A federal judge has that ruled the way candidates are placed on the ballot in West Virginia is unconstitutional.
U.S. District Judge Robert Chambers issued an injunction Monday, saying West Virginia Secretary of State Mac Warner must establish a new way to determine the order that candidates appear on ballots before the 2020 general election on Nov. 3.
Chambers ordered only that Warner and election officials come up with a new scheme to list candidates on the ballot. He did not tell Warner how to determine the order candidates would be placed.
“To mandate one of the many possibilities would be too great of an intrusion into the sovereignty of West Virginia’s political branches,” Chambers said.
He listed some examples of options in his order.
On Tuesday, Warner’s office, represented by the West Virginia Attorney General’s Office, filed an appeal to the 4th U.S. Circuit Court of Appeals, which handles appeals from federal court cases out of West Virginia, Maryland, Virginia, North Carolina and South Carolina.
In his appeal, Warner asked the panel of circuit judges to issue a stay of Chambers’ order, meaning, if the court rules in his favor, the state election officials wouldn’t have to come up with another way of determining ballot order until after the 2020 election.
Warner declined to comment on the case Tuesday, since, with his office’s appeal to a higher court, it is an ongoing legal proceeding.
Warner’s deputy press secretary, Jennifer Gardner, responded to an email from the Gazette-Mail saying Aug. 25 is the deadline for Boards of Ballot Commissioners in West Virginia to randomly draw candidates names for ballot positions in down-ballot races.
“The parties are working to ensure that all deadlines and statutes will be met,” she said.

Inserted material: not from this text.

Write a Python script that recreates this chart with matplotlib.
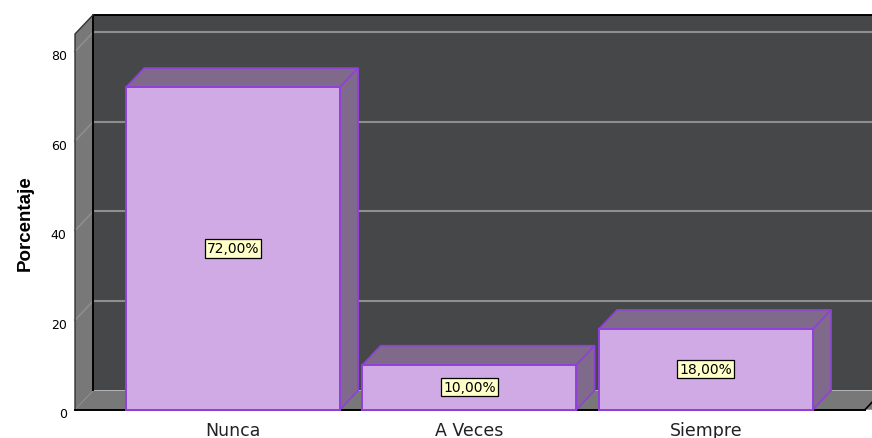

In a statement Tuesday, West Virginia Democratic Party Chairwoman Belinda Biafore commended Chambers’ “well reasoned and thoroughly analyzed decision.”
“The Court rightly acknowledged that Mac Warner was attempting to enforce an unconstitutional law that burdened the fundamental voting rights of West Virginia voters,” Biafore said. “With this decision, the Court ensured that when voters cast their ballots in this year’s general election, their rights will not be unconstitutionally interfered with.”
Chambers handed down his order after a three-day bench trial last week.
In his order, Chambers said the law in question is an “unquestionably partisan provision” providing continued benefit to the party that held the presidency during every election cycle.
“The party benefiting from West Virginia’s law may shift over time, but this does not mean the statute is nonpartisan,” Chambers wrote in his order.
In a footnote, he said “this political breeze does not shift often in West Virginia.”
“Voters have favored Republican presidential candidates since George W. Bush in 2000, so the ballot order statute has kept Republican candidates at the top of ballots for the past twenty years without interruption,” he said in the footnote.
The law in question was passed in 1991, when Chambers was speaker of the West Virginia House of Delegates. Chambers served as a Democratic Party delegate from Cabell County between 1979 and 1996, and he served as speaker from 1986 to 1996.
The law, as it is written holds “the party whose candidate for president received the highest number of votes at the last preceding presidential election is to be placed in the left, or first column, row or page.”
In ordering the injunction against the law, Chambers ordered Warner to file a plan to establish ballot order with the court when one is established for the 2020 general election. Warner also would have to notify Chambers if election officials later adopt another method for subsequent elections.
He also ordered Warner to file when the West Virginia Legislature passes a bill as an alternative to the existing law.
The case that led to Monday’s ruling came from Dakota Nelson, a Democratic Party candidate for the state House in District 16, including parts of Cabell and Lincoln counties. Biafore, Elaine Harris, chairwoman of the Kanawha County Democratic Executive Committee, as well as the West Virginia Democratic House Legislative Committee, also were plaintiffs in the case.
Nelson ran for the House of Delegates in 2018, appearing last on the ballot, and fell short of one of the district’s three seats in the general election. This year, Nelson again is a Democratic Party candidate for District 16.
Nelson and the Democratic Party leaders filed their lawsuit against Warner and Kanawha County Clerk Vera McCormick in December and filed an amended complaint in January. They have claimed that establishing candidate order on the ballot by party leads to more weight and impact for the party of the candidates listed first on the ballot, which, in 2020, would be the Republican Party.